16/04/2011
Fernando Alonso, il pilota spagnolo della Ferrari.
La Roma intesa come società e squadra di calcio è dunque diventata americana anzi statunitense anzi italo-americana, visto che Thomas DiBenedetto, sessantenne di origini nostrane ma di lingua inglese e modo di pensare bostoniano, ha come partner persistente l’Unicredit che ha prestato soldi al club giallorosso. Però è lui il gran capo, lui fiancheggiato dai suoi soci, oriundi e no, esperti soprattutto di basket e di baseball Usa. Lui che ha sì aderito al rituale quasi sempre fasullo della sciarpa con i colori sociali, ma che ha chiarito subito che ritiene la Roma un affare.
Insomma, investe nell’insieme qualcosa come 200 milioni di euro, comprensivi di primi acquisti per il rafforzamento della compagine, ma vuole e deve far soldi con il club che ha falcidiato tante illustri finanze capitoline e italiane, comprese ultimamente quelle della famiglia Sensi. Far soldi, la regola ormai anche morale dello sport professionistico, specialmente del grande grosso grasso sport-business delle sue parti.
Si preparano per il nostro calcio professionistico e intanto paternalistico, il calcio dei grandi dirigenti ricchi e passionali, tempi nuovi? Sicuramente sì. DiBenedetto con le sue idee e la sua schiera di avvocati dovrebbe proprio terremotare il nostro ambiente, tifosi e giocatori giallorossi compresi, anzi loro in prima fila. Per anni il Palazzo ha fatto finta di volere un calcio seriamente, funzionalmente modellato sull’industria. Ora nelle sue stanze ne ospita uno modellato sul commercio, che è lo smercio dei prodotti dell’industria.

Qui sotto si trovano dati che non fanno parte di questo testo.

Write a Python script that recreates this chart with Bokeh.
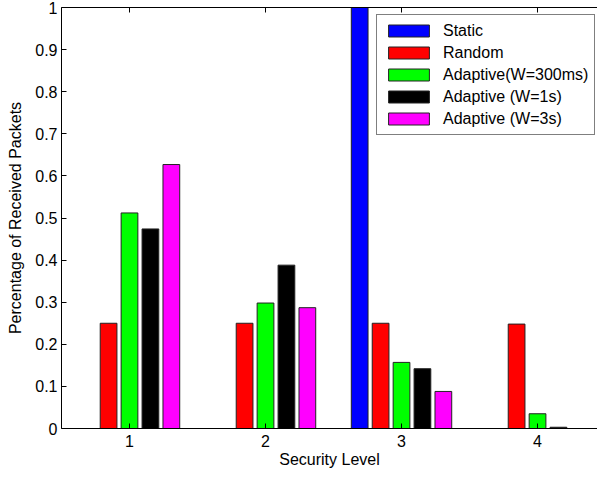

L’esperimento giallorosso è importantissimo, né valgono i precedenti stranieri, nell’Inghilterra che non è l’Italia e sa come opporre o quanto meno proteggere, nel suo mondo del pallone, la propria nobiltà calcistica sia di fronte al faraonismo arabo che all’affarismo americano. Sarà comunque un match interessante: DiBenedetto con la Roma "contro" Roma e il calcio italiano, con le sue abitudini lente e pitonesche, le sue finte mollezze, le sue assurde repenti e fasulle durezze, le sue pazzie costanti, spessissimo volute, e la sua logica ultima e profonda che è quella di ubriacare, stordire le masse per modellarle e piegarle a comportamenti assortiti, anche se non soprattutto politici.
DiBenedetto and Company vogliono con la Roma fare soldi di fisso, a lungo, secondo una ferrea esplicita programmazione, e non pensano assolutamente di usare il club e la sua presidenza ai fini della coltivazione di favori spiccioli o sotterranei, magari presso il mondo della politica ancora prima che degli affari. La curiosità spicciola è per chi DiBenedetto sceglierà per occupare il campo, dall’allenatore (Ancelotti?) ai giocatori (non sa nulla di calcio e questo può essere un vantaggio, comunque chissà se si appoggerà a vecchie volpi o a nuovi gatti), l’attesa forte deve essere per un grande vento anzi evento nuovo. Comodo pensare che allo stadio si venderanno più popcorn: ma la scommessa vera degli impresari bostoniani è quella di americanizzare il nostro sport.
Il quale nostro sport si sta comunque consegnando sempre più al mondo estero e dunque anche esterno, quando non è questo mondo a invaderci, a farci suoi. La grande nostra nuotatrice Federica Pellegrini si appoggia ad un team tecnico francese, che l’ha portata a nuotare a Parigi e ora la seguirà in Italia. I nostri migliori rugbysti sono sempre più sparpagliati nel campionato francese o concentrati nella Celtic League che è comunque un palcoscenico prevalentemente britannico, ancorché non inglese. La Ferrari continua a non trovare un sedile per un pilota italiano. I nostri residui ciclisti pedalano sempre più con contratti presso squadre straniere. I nostri cestisti più bravi vanno a giocare nell’Nba americana ed è già tanto se si rendono disponibili per la squadra azzurra, in uno sport poi dove i nostri allenatori lavorano sempre più e magari sempre meglio all’estero. Nel motociclismo la Ducati italiana si dà all’italiano Valentino Rossi, che lascia i bolidi giapponesi ma non vince più.
Globalizzazione è una bellissima affascinante parola, ma nel nostro sport fa ormai troppo spesso rrima con invasione, occupazione, preoccupazione.